The end of the early civilisation is stated to have been caused by a great invasion from the south, when the king was killed in a battle in the Collao, north of Lake Titicaca. A state of barbarism ensued. A remnant of the royal house took refuge in a district called Tampu-Tocco ("Window Tavern")[921] and there preserved a vestige of their ancient traditions and civilisation. Elsewhere religion deteriorated to nature worship, here the kings declared themselves to be children of the sun. Montesinos' list of kings gives 27 names for this period of Tampu-Tocco, which may cover 650 years.

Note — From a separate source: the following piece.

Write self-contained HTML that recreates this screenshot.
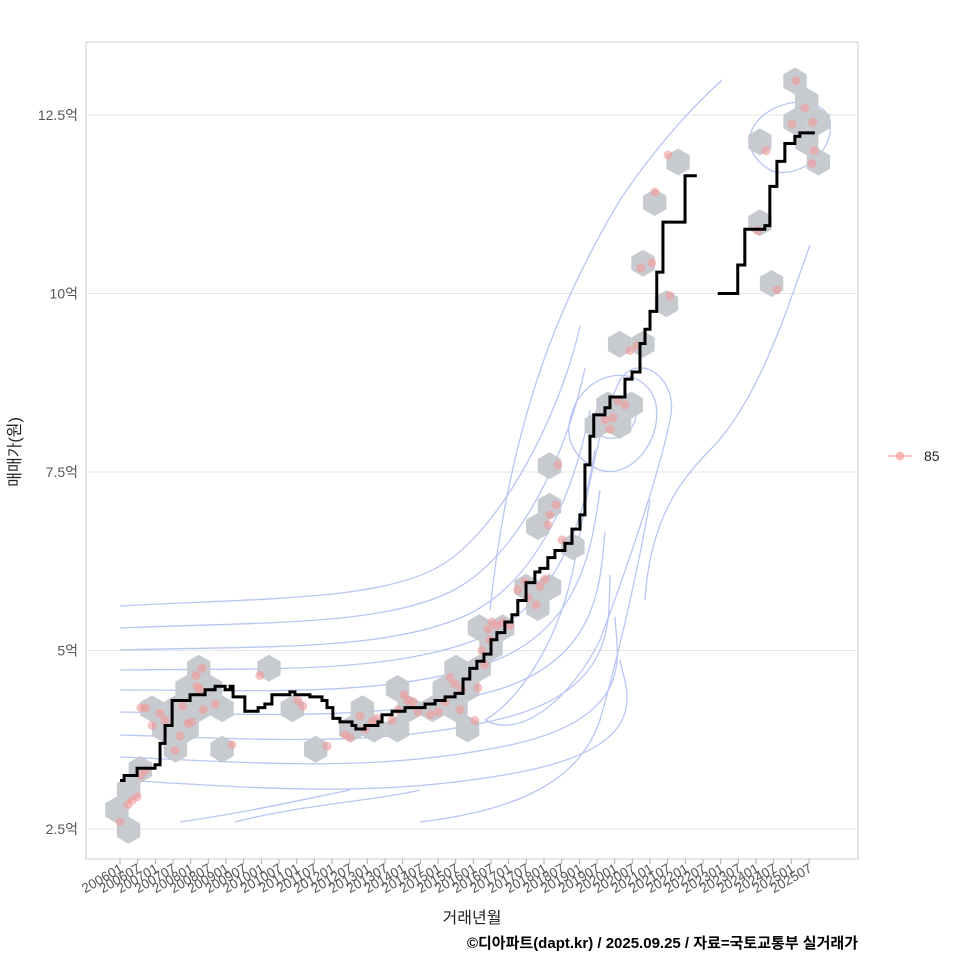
<!DOCTYPE html>
<html><head><meta charset="utf-8">
<style>
body{margin:0;background:#fff;}
svg{display:block;font-family:"Liberation Sans","Noto Sans CJK KR",sans-serif;}
</style></head>
<body>
<svg id="chart" width="960" height="960">
<rect x="0" y="0" width="960" height="960" fill="#fff"/>
<g id="grid"></g>
<g id="contours" fill="none" stroke="#b8c6f2" stroke-width="1.3"></g>
<g id="hexes"></g>
<g id="points"></g>
<g id="line"></g>
<rect x="86" y="42" width="772" height="817" fill="none" stroke="#cccccc" stroke-width="1"/>
<g id="axes"></g>
<text x="20" y="452" font-size="16" fill="#222" text-anchor="middle" transform="rotate(-90 20 452)">매매가(원)</text>
<text x="472" y="923" font-size="16" fill="#222" text-anchor="middle">거래년월</text>
<text x="858" y="948" font-size="15" font-weight="bold" fill="#000" text-anchor="end">©디아파트(dapt.kr) / 2025.09.25 / 자료=국토교통부 실거래가</text>
<g>
<line x1="888" y1="456" x2="912" y2="456" stroke="#f4a0a0" stroke-width="1.2"/>
<circle cx="900" cy="456" r="4.5" fill="#f4a0a0" opacity="0.7"/>
<text x="924" y="461" font-size="14" fill="#222">85</text>
</g>
</svg>
<script>
const yTicks=[2.5,5,7.5,10,12.5];
const yTickLabels=["2.5억","5억","7.5억","10억","12.5억"];
const xTickLabels=[];
for(let y=2006;y<=2025;y++){xTickLabels.push(y+"01");xTickLabels.push(y+"07");}
const pointMonths=[0,2.7,4.1,5.8,7.1,8.5,8.8,10.9,13.6,15.3,18.7,20.4,21.4,23.1,24.4,25.8,26.1,27.2,28.2,27.8,32.3,38,47.5,60.4,62.1,70.3,76.4,78.1,81.5,83.2,85.6,87.3,92.4,94.4,96.4,97.8,99.5,101.2,105.3,108,110.4,112.1,113.8,115.4,116.1,120.5,121.6,122.9,123.9,125.6,125,126.3,128,130,132.4,135.1,137.5,138.5,141.3,142.6,144.3,145.3,146,148,150.1,148.7,164.7,166.4,167.4,169.1,171.5,173.2,175.6,176.9,180.6,181.7,186.1,186.8,216.6,219.4,223.1,228.2,229.5,232.6,235.3,235.7,235,7.1];
const pointValues=[2.6,2.84,2.9,2.95,3.25,3.32,4.2,3.95,4.12,4.02,3.6,3.8,4.22,3.98,4.0,4.65,4.5,4.45,4.17,4.75,4.25,3.68,4.65,4.3,4.22,3.66,3.82,3.78,4.08,3.9,4.0,4.05,4.02,4.17,4.38,4.3,4.28,4.14,4.1,4.14,4.28,4.62,4.53,4.17,4.45,4.02,4.48,5.0,4.8,5.15,5.3,5.4,5.35,5.4,5.35,5.85,5.96,5.74,5.64,5.9,6.0,6.76,6.9,7.04,6.55,7.6,8.23,8.1,8.26,8.5,8.44,9.2,9.27,10.36,10.43,11.42,11.94,9.97,10.88,12.0,10.05,12.37,12.98,12.6,12.4,12.0,11.82,4.2,4.1];
const lineMonths=[0,1.4,5.8,11.9,13.6,15.3,17.7,23.8,28.9,32.3,35.7,37.4,38.4,42.4,46.9,49.2,51.6,57.7,59.4,64.5,68.6,70.3,72.3,74.7,78.8,80.1,83.2,87.6,89,92.4,96.8,103.6,107,110.4,113.8,116.5,118.8,121.2,123.6,126,128,130.7,133.1,135.1,137.9,140.9,142.6,145.3,147.7,151.1,153.5,156.2,157.9,159.6,160.9,164.7,166.4,171.5,173.9,176.6,178.3,180,182.3,184.4,191.9,195.9,203,209.8,212.2,219,220.7,223.1,225.8,229.2,230.9,236];
const lineValues=[3.18,3.25,3.35,3.4,3.7,3.95,4.3,4.38,4.45,4.5,4.45,4.5,4.35,4.15,4.2,4.25,4.38,4.42,4.38,4.35,4.3,4.2,4.05,4.0,3.95,3.9,3.95,4.0,4.1,4.15,4.2,4.25,4.3,4.35,4.4,4.6,4.75,4.85,4.95,5.15,5.25,5.4,5.5,5.7,5.95,6.1,6.15,6.3,6.4,6.5,6.7,6.9,7.6,8.0,8.3,8.4,8.55,8.8,8.9,9.3,9.5,9.75,10.3,11.0,11.65,null,10.0,10.4,10.9,10.95,11.5,11.85,12.1,12.2,12.25,null];

const NS="http://www.w3.org/2000/svg";
const xs=m=>120+m*(809-120)/234;
const ys=v=>829-(v-2.5)*(829-115)/10;
function mk(tag,attrs,parent){const e=document.createElementNS(NS,tag);for(const k in attrs)e.setAttribute(k,attrs[k]);parent.appendChild(e);return e;}
const grid=document.getElementById('grid'),axes=document.getElementById('axes');
yTicks.forEach((t,i)=>{
  const g=mk('line',{x1:86,x2:858,y1:ys(t),y2:ys(t),stroke:'#e6e6e6','stroke-width':1},grid);
  
  
  const tx=mk('text',{x:78,y:ys(t)+5,'font-size':14,fill:'#555','text-anchor':'end'},axes);
  tx.textContent=yTickLabels[i];
  
  
});
xTickLabels.forEach((l,i)=>{
  const x=xs(i*6);
  const tk=mk('line',{x1:x,x2:x,y1:859,y2:864,stroke:'#aaa'},axes);
  
  
  const tx=mk('text',{x:x+4,y:871,'font-size':13.5,fill:'#555','text-anchor':'end',transform:`rotate(-30 ${x+4} 871)`},axes);
  tx.textContent=l;
  
  
});
// contours (decorative density outlines)
const cg=document.getElementById('contours');
const starts=[606,628,650,670,690,712,735,757,780];
starts.forEach((y0,i)=>{
  const k=i;
  const d=`M120 ${y0} C 260 ${y0-8+k*2}, 380 ${y0-5+k*3}, ${440+k*10} ${y0-40+k*4} S ${560+k*8} ${y0-190+k*12}, ${580+k*5} ${y0-280+k*20}`;
  const p=mk('path',{d:d},cg);
  
  
});
[["M485 720 C 520 700 560 640 575 560 C 590 480 600 420 620 380 C 640 350 680 380 670 420 C 660 470 630 560 600 640 C 570 700 520 740 485 720"],
 ["M570 420 C 580 370 640 360 655 400 C 665 440 630 480 600 470 C 575 460 565 440 570 420"],
 ["M595 415 C 600 395 630 395 635 410 C 640 430 615 445 600 435 Z"],
 ["M490 610 C 510 420 560 300 620 200 C 660 140 700 100 722 80"],
 ["M645 600 C 650 520 680 480 710 450 C 760 400 790 300 810 245"],
 ["M750 135 C 760 100 820 90 830 120 C 835 160 790 180 770 170 C 755 160 748 150 750 135"],
 ["M420 822 C 520 810 580 780 600 720 C 620 650 640 560 650 500"],
 ["M180 822 C 260 810 300 800 350 790"],["M235 822 C 300 805 380 800 420 790"]
].forEach(a=>{const p=mk('path',{d:a[0]},cg);
  
  });
// hexbins from points
const hr=13.5,hw=hr*Math.sqrt(3),vh=hr*1.5;
const bins={};
pointMonths.forEach((m,i)=>{
  const px=xs(m),py=ys(pointValues[i]);
  let best=null,bd=1e9;
  const r0=Math.round(py/vh);
  for(let r=r0-1;r<=r0+1;r++){
    const off=(r%2)?hw/2:0;
    const c=Math.round((px-off)/hw);
    for(let cc=c-1;cc<=c+1;cc++){
      const cx=cc*hw+off,cy=r*vh,dd=(cx-px)**2+(cy-py)**2;
      if(dd<bd){bd=dd;best=[cx,cy];}
    }
  }
  const key=best.join(',');bins[key]=(bins[key]||0)+1;
});
const hg=document.getElementById('hexes');
Object.keys(bins).forEach(k=>{
  const [cx,cy]=k.split(',').map(Number);
  let pts=[];for(let a=0;a<6;a++){const t=Math.PI/3*a+Math.PI/6;pts.push((cx+hr*Math.cos(t)).toFixed(1)+','+(cy+hr*Math.sin(t)).toFixed(1));}
  const h=mk('polygon',{points:pts.join(' '),fill:bins[k]>=5?'#c9d9ec':'#c4c8cd',opacity:0.95},hg);
  
  
});
const pg=document.getElementById('points');
pointMonths.forEach((m,i)=>{
  const c=mk('circle',{cx:xs(m),cy:ys(pointValues[i]),r:4.5,fill:'#f29a9a',opacity:0.6},pg);
  
  
});
// step line
let d='',prev=null;
for(let i=0;i<lineMonths.length;i++){
  const x=xs(lineMonths[i]);
  if(prev===null){ if(lineValues[i]!==null){d+=`M${x} ${ys(lineValues[i])}`;prev=lineValues[i];} continue;}
  d+=` H${x}`;
  if(lineValues[i]===null){prev=null;continue;}
  d+=` V${ys(lineValues[i])}`;prev=lineValues[i];
}
const lp=mk('path',{d:d,fill:'none',stroke:'#000','stroke-width':3},document.getElementById('line'));


</script>
</body></html>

The myth, which is "certainly the outcome of a real tradition, ... the fabulous version of a distant historical event," tells how Manco Ccapac and the three other Ayars, his brothers, the children of the sun, came forth with their wives from the central opening or window in the hill Tampu-Tocco. They advanced slowly at the head of several ayllus(lineages). Ayar Manco took the lead, and he had with him a falcon-like bird revered as sacred, and a golden staff which he flung ahead; when it reached soil so fertile that the whole length sank in, there the final halt was to be made. This happened in the fertile vale of Cuzco. The date of these events would be about four centuries before the Spanish conquest.